The day the flag came down

By Gavin Hewitt
BBC News, Basra

In Britain's past, foreign occupations and outposts of empire have ended with a bugle and a simple ceremony.

It was that way on Thursday in the searing heat of Basra.

Flag lowering in Basra

The lowering of the regimental flag of the 20th Armoured Brigade signalled an end to all British combat operations.

The remaining task for Britain's forces is to pack and return home.

This most controversial of conflicts ended in a corner of the Basra airbase surrounded by concrete blast-proof walls.

"There are still people out there who would like to kill us," Col Richard Stanford had reminded us.

As the temperature soared into the upper 40s, a British flag party marched forward and lowered and folded the flag.
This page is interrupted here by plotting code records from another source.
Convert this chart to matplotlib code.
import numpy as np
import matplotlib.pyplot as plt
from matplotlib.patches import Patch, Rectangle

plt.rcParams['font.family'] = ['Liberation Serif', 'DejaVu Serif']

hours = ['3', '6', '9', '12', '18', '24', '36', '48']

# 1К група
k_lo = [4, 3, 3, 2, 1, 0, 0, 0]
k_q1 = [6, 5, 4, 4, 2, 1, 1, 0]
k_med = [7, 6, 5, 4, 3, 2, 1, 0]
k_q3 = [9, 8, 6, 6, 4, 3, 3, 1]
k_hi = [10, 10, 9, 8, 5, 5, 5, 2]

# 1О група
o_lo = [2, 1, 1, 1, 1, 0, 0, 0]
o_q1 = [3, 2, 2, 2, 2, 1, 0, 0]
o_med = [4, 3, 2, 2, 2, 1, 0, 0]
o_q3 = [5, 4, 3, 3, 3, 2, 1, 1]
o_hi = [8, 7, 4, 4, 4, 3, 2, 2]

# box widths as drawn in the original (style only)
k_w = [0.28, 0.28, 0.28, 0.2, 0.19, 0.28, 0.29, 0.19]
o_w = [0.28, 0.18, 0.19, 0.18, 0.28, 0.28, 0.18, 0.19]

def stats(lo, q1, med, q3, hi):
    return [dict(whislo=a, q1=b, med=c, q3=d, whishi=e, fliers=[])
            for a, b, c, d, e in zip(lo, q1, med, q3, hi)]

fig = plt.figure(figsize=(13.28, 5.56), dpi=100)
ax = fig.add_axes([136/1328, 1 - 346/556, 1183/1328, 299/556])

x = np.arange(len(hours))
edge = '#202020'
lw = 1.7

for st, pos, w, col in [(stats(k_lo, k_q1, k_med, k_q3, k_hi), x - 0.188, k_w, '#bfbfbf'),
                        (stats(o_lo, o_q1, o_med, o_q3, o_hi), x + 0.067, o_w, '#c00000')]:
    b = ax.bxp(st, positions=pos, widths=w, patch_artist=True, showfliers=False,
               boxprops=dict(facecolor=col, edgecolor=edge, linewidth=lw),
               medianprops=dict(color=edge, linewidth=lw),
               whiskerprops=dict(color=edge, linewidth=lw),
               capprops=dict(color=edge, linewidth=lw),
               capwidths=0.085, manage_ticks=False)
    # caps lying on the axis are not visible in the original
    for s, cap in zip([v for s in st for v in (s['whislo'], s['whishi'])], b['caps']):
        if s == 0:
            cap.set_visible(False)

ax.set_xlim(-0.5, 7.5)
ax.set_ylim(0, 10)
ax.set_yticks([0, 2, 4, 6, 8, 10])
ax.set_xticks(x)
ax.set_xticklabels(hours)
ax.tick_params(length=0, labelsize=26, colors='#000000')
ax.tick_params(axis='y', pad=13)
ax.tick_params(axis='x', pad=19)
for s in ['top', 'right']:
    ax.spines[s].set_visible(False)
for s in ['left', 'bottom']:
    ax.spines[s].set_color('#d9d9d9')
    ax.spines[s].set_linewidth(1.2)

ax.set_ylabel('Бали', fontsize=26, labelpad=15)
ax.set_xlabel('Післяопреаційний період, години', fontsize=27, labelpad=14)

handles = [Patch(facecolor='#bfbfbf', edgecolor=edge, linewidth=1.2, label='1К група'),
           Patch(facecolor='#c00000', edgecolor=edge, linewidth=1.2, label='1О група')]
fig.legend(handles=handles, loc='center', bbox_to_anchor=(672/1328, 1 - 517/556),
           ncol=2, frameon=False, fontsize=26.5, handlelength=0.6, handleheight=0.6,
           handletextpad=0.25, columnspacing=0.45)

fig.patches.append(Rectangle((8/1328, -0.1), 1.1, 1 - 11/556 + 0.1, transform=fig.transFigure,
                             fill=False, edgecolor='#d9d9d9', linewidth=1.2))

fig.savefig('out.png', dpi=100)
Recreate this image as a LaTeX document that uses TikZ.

Command passed to the Americans.

Their commander praised the British and said: 'We are brothers in arms."

Then Brig Tom Beckett shook hands with Col Henry Kievenaar and, with that handshake, the British mission was over.

Names of dead

There was a brief round of applause - a curious ending to one of the most challenging operations since World War II.
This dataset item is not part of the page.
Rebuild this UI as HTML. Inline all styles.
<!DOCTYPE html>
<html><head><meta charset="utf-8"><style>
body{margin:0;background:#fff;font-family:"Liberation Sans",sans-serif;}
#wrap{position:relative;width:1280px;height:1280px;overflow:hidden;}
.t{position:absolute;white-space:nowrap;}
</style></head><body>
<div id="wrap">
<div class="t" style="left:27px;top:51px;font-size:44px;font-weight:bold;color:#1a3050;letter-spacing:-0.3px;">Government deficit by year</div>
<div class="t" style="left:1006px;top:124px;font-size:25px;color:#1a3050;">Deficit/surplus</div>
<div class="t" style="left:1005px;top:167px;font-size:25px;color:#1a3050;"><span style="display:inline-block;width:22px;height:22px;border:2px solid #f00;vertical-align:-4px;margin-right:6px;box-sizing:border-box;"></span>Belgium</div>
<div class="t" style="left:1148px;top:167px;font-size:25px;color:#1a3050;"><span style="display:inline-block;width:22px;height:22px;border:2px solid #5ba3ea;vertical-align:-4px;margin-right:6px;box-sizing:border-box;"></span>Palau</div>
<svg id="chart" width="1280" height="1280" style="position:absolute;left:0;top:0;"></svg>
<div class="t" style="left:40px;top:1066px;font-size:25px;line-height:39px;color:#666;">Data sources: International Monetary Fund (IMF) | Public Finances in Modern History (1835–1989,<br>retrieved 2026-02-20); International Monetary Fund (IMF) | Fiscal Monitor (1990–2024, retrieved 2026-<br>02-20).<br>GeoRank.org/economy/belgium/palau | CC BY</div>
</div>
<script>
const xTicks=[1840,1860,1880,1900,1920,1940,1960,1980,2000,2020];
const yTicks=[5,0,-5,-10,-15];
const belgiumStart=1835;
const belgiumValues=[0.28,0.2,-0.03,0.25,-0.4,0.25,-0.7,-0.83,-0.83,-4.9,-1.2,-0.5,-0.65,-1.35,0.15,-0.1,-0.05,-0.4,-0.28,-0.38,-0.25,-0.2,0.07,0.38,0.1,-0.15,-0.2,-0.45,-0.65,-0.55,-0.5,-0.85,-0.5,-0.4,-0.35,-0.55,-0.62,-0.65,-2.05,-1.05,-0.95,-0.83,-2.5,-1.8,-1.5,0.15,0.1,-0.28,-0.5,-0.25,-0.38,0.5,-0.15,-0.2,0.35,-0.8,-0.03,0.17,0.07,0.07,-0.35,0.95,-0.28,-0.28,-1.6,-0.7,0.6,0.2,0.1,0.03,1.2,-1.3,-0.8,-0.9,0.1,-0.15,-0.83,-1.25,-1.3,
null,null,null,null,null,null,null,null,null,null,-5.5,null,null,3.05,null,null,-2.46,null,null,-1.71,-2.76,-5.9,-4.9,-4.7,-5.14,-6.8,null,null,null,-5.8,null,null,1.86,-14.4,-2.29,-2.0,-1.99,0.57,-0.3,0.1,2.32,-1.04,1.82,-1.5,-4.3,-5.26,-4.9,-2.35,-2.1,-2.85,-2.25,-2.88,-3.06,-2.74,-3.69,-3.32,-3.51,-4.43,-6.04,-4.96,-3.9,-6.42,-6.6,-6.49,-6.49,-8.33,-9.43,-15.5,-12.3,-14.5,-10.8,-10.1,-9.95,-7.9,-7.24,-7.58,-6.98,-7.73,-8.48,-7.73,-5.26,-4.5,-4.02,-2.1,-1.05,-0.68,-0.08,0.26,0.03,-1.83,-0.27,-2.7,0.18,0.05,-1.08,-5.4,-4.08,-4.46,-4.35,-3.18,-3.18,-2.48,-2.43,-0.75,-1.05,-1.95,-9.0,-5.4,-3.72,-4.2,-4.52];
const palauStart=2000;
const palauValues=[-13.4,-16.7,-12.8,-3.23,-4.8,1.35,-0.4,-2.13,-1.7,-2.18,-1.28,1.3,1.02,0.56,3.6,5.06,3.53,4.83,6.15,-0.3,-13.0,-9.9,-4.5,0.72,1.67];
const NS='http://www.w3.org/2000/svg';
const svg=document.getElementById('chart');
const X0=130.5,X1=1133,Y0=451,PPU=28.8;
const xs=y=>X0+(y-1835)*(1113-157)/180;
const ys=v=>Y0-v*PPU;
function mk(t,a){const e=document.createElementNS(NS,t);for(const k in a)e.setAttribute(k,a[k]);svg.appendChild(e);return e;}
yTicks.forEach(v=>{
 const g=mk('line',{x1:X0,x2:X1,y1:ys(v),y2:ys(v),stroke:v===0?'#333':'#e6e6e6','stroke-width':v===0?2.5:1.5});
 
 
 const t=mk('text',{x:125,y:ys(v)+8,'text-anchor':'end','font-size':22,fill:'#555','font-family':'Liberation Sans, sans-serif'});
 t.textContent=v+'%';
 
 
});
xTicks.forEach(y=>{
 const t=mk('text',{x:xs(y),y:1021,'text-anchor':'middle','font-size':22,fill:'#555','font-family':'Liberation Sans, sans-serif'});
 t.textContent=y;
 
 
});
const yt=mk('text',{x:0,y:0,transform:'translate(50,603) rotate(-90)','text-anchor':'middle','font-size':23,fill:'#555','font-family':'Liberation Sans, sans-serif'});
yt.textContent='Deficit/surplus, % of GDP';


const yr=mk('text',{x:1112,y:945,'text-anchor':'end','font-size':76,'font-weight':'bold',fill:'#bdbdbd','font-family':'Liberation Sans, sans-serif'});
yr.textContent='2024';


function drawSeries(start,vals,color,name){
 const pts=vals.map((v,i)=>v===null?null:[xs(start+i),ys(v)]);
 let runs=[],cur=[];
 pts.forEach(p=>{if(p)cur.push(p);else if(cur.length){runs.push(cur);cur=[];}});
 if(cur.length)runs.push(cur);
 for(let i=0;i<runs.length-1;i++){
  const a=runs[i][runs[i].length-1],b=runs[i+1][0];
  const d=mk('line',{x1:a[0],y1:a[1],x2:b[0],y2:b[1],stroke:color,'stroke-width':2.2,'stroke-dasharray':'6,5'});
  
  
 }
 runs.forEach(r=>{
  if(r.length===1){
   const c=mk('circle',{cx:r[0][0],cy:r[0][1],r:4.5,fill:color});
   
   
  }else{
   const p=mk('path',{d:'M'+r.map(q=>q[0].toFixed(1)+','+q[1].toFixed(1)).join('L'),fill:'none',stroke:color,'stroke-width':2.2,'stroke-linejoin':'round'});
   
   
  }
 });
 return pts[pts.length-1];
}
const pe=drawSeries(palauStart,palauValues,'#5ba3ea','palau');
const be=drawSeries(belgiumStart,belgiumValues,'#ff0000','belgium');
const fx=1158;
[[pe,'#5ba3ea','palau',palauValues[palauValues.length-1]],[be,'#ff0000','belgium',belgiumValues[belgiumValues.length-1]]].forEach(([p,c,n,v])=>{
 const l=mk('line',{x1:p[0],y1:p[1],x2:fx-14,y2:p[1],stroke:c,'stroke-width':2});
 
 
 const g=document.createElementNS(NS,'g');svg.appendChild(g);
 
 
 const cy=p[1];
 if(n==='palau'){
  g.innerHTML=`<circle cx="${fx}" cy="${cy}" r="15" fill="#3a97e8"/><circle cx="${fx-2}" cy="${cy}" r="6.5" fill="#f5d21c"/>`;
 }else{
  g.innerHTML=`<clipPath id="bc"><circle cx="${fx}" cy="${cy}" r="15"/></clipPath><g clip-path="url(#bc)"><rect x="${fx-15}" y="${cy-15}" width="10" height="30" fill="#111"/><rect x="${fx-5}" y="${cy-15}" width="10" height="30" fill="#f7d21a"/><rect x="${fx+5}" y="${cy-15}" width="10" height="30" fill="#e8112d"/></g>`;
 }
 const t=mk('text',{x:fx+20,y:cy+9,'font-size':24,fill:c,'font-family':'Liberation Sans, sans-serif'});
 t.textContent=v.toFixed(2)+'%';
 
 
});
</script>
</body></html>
The public at home had grown cool on the conflict. International opinion had been largely hostile.

The enormity of this mission was not to be glimpsed in this transfer of authority, but rather in a moment earlier in the day when hundreds of British forces had filed in front of what had been the brigade's headquarters.

Memorial wall in Basra

The chaplain read from the book of Wisdom. "Length of days is not what makes age honourable," he read, "nor numbers of years the true measure of life."

Then, unit by unit, the names of all 179 servicemen and women who died in Iraq were read out. It took 25 minutes.
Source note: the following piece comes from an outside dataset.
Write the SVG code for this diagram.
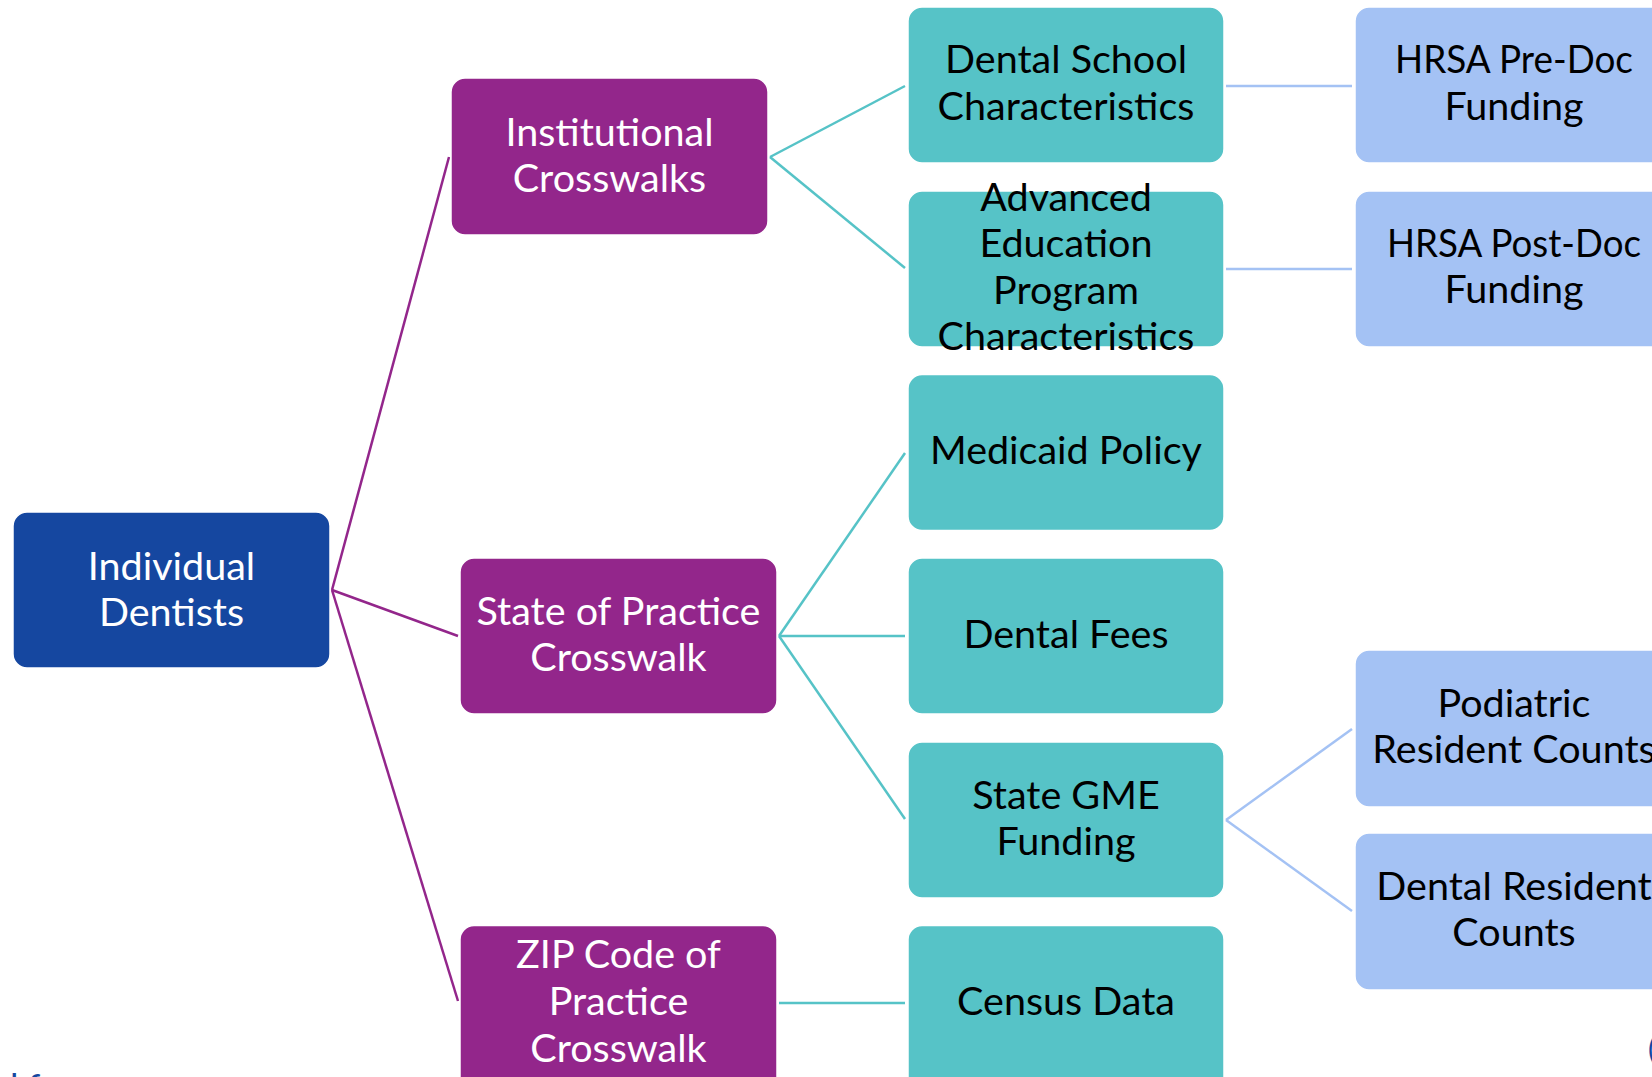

In the faces of the troops you could glimpse some of the cost of this mission in Iraq; not just the numbers who died but the nearly 1,000 injured.

Some of those present wondered if the prime minister would fly in to mark the end of a six-year mission.

He did not come but John Hutton, the defence secretary, did. He spoke to some troops and climbed inside a Challenger tank.

'Job done'

Afterwards he said: "Yes we paid a very high price. The casualties have been very, very high, but we are coming out of Iraq having done an amazingly good job."

It is the assessment of a politician but it is also the mood of the soldiers.

None sidled up to me and said the conflict had been a waste of lives or an ill-judged adventure.

The view of a tank commander was typical: "It's been very exciting to be part of it and it's nice leaving with that feeling of a job done."

British soldiers at memorial service in Basra

Most soldiers believe they have made a difference, and that is enough to return home with heads held high.

There will be an inquiry into the war in Iraq.

Awkward, searching questions will be asked about why Britain went to war, the quality of intelligence used, how the case for war was sold, and the planning for rebuilding the country after invasion.

And then there are the Iraqi lives lost.

The ordinary soldier sidesteps these questions. They are for the politicians, not for them.

And so in the workshops, where they are preparing the tanks for shipping home, the banter is light. For them the heavy hand of Iraq has been lifted.